Etienne38 · June 24, 2017, 5:21pm

Ok, but, here, my purpose isn’t to train a real post-edit model, in a common sens. It’s a complementary (automatic) training, in 2 stages, using only the training set, and 2 ways of balancing the neural net constraints.

PS : I see that I wasn’t so clear. I changed the title. Hope it would avoid confusion.

Etienne38 · June 28, 2017, 8:53am

My first test is a bit deceiving due to the fact I’m using beam-size=1 to get a fast translation in step 2. The second model is enhancing the translation a bit, but starting from a lower quality, it’s still under the quality obtained with only the first model with default beam-size.

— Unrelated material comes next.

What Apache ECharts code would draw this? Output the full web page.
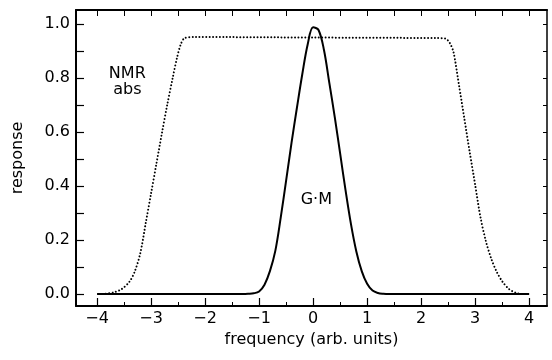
<!DOCTYPE html>
<html>
<head>
<meta charset="utf-8">
<script src="https://cdn.jsdelivr.net/npm/echarts@6/dist/echarts.min.js"></script>
<style>
html,body{margin:0;padding:0;background:#fff;}
#c{width:552px;height:360px;}
</style>
</head>
<body>
<div id="c"></div>
<script>
// ---- data ----
const xTickLabels = [-4, -3, -2, -1, 0, 1, 2, 3, 4];
const xMinorTicks = [-4, -3.5, -3, -2.5, -2, -1.5, -1, -0.5, 0, 0.5, 1, 1.5, 2, 2.5, 3, 3.5, 4];
const yTickLabels = [0, 0.2, 0.4, 0.6, 0.8, 1.0];
const yMinorTicks = [0, 0.1, 0.2, 0.3, 0.4, 0.5, 0.6, 0.7, 0.8, 0.9, 1.0];

const gmX = [-4, -1.4, -1.3, -1.2, -1.1, -1.0, -0.9, -0.8, -0.7, -0.6, -0.5, -0.4, -0.3, -0.2, -0.1, 0.0, 0.1, 0.2, 0.3, 0.4, 0.5, 0.6, 0.7, 0.8, 0.9, 1.0, 1.1, 1.2, 1.3, 1.4, 1.5, 4];
const gmY = [0, 0, 0, 0.001, 0.003, 0.010, 0.035, 0.085, 0.160, 0.283, 0.420, 0.560, 0.690, 0.815, 0.925, 0.988, 0.978, 0.905, 0.782, 0.656, 0.521, 0.385, 0.260, 0.158, 0.085, 0.038, 0.013, 0.004, 0.001, 0, 0, 0];

const nmrX = [-3.9, -3.7, -3.55, -3.4, -3.3, -3.2, -3.1, -3.0, -2.9, -2.8, -2.7, -2.6, -2.52, -2.45, -2.38, -2.2, 0, 2.3, 2.45, 2.53, 2.60, 2.70, 2.80, 2.90, 3.00, 3.10, 3.20, 3.30, 3.40, 3.50, 3.62, 3.75, 3.9];
const nmrY = [0, 0.006, 0.018, 0.046, 0.085, 0.151, 0.262, 0.373, 0.484, 0.595, 0.702, 0.800, 0.875, 0.925, 0.948, 0.952, 0.950, 0.948, 0.946, 0.930, 0.895, 0.775, 0.650, 0.525, 0.405, 0.283, 0.195, 0.130, 0.082, 0.048, 0.020, 0.005, 0];

const annotations = [
  {text: 'NMR', x: -3.44, y: 0.815},
  {text: 'abs', x: -3.44, y: 0.755},
  {text: 'G\u00b7M', x: 0.06, y: 0.35}
];

const FONT = 'DejaVu Sans';
const X_MIN = -4.39, X_MAX = 4.33, Y_MIN = -0.044, Y_MAX = 1.052;

const chart = echarts.init(document.getElementById('c'), null, {renderer: 'canvas'});
const zip = (a, b) => a.map((v, i) => [v, b[i]]);

const baseX = {type: 'value', min: X_MIN, max: X_MAX, splitLine: {show: false}};
const baseY = {type: 'value', min: Y_MIN, max: Y_MAX, splitLine: {show: false}};

chart.setOption({
  animation: false,
  backgroundColor: '#fff',
  grid: {left: 76, right: 5, top: 10, bottom: 54},
  xAxis: [
    Object.assign({}, baseX, {
      position: 'bottom',
      axisLine: {show: true, onZero: false, lineStyle: {color: '#000', width: 2}},
      axisTick: {show: true, inside: true, length: 8, customValues: xTickLabels, lineStyle: {color: '#000', width: 1.2}},
      axisLabel: {show: true, customValues: xTickLabels, margin: 5, color: '#000', fontFamily: FONT, fontSize: 16,
        formatter: v => (v < 0 ? '\u2212' + Math.abs(v) : String(v))},
      name: 'frequency (arb. units)', nameLocation: 'middle', nameGap: 25,
      nameTextStyle: {color: '#000', fontFamily: FONT, fontSize: 16}
    }),
    Object.assign({}, baseX, {
      position: 'bottom',
      axisLine: {show: false, onZero: false},
      axisTick: {show: true, inside: true, length: 4, customValues: xMinorTicks, lineStyle: {color: '#000', width: 1}},
      axisLabel: {show: false}
    }),
    Object.assign({}, baseX, {
      position: 'top',
      axisLine: {show: true, onZero: false, lineStyle: {color: '#000', width: 2}},
      axisTick: {show: true, inside: true, length: 6, customValues: xMinorTicks, lineStyle: {color: '#000', width: 1}},
      axisLabel: {show: false}
    })
  ],
  yAxis: [
    Object.assign({}, baseY, {
      position: 'left',
      axisLine: {show: true, onZero: false, lineStyle: {color: '#000', width: 2}},
      axisTick: {show: true, inside: true, length: 8, customValues: yMinorTicks, lineStyle: {color: '#000', width: 1.2}},
      axisLabel: {show: true, customValues: yTickLabels, margin: 6, color: '#000', fontFamily: FONT, fontSize: 16,
        formatter: v => v.toFixed(1)},
      name: 'response', nameLocation: 'middle', nameGap: 50, nameRotate: 90,
      nameTextStyle: {color: '#000', fontFamily: FONT, fontSize: 16}
    }),
    Object.assign({}, baseY, {
      position: 'right',
      axisLine: {show: true, onZero: false, lineStyle: {color: '#000', width: 1.5}},
      axisTick: {show: true, inside: true, length: 4, customValues: yMinorTicks, lineStyle: {color: '#000', width: 1}},
      axisLabel: {show: false}
    })
  ],
  series: [
    {
      type: 'line', name: 'G·M', xAxisIndex: 0, yAxisIndex: 0,
      data: zip(gmX, gmY), smooth: 0.35, showSymbol: false, symbol: 'none',
      lineStyle: {color: '#000', width: 2}
    },
    {
      type: 'line', name: 'NMR abs', xAxisIndex: 0, yAxisIndex: 0,
      data: zip(nmrX, nmrY), smooth: 0.3, showSymbol: false, symbol: 'none',
      lineStyle: {color: '#000', width: 2, type: [0.01, 3.4], cap: 'round'}
    },
    {
      type: 'scatter', xAxisIndex: 0, yAxisIndex: 0, symbolSize: 0, silent: true,
      itemStyle: {color: '#000', opacity: 1},
      data: annotations.map(a => ({value: [a.x, a.y], label: {show: true, position: [0, 0], align: 'center', verticalAlign: 'middle',
        formatter: a.text, color: '#000', opacity: 1, fontFamily: FONT, fontSize: 16}}))
    }
  ]
});
</script>
</body>
</html>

Now retrying with default beam_size…

wiktor.stribizew · June 14, 2018, 12:05pm

Is there any progress with this experiment? I wonder if I understood the approach correctly:

Train a normal model, say, EN>XX1
Translate the original corpus with the resulting model from Step 1 to obtain EN>XX2
Train a supplementary model from XX2 > XX1
When translating from EN, use the first model to obtain a usual translation, and then the second model to get a “post-edited” translation.

Right?

Etienne38 · June 14, 2018, 12:31pm

Yes. The main goal was to try balancing the network size vs vocab size: the first model is supposed to learn complex sentences using a large network and a small vocab, while the second one is supposed to fix vocab troubles having very few things to change in the formulation using a small network and a large vocab.
I should perhaps try again such experiments, improving it with one year of know-how added from this date.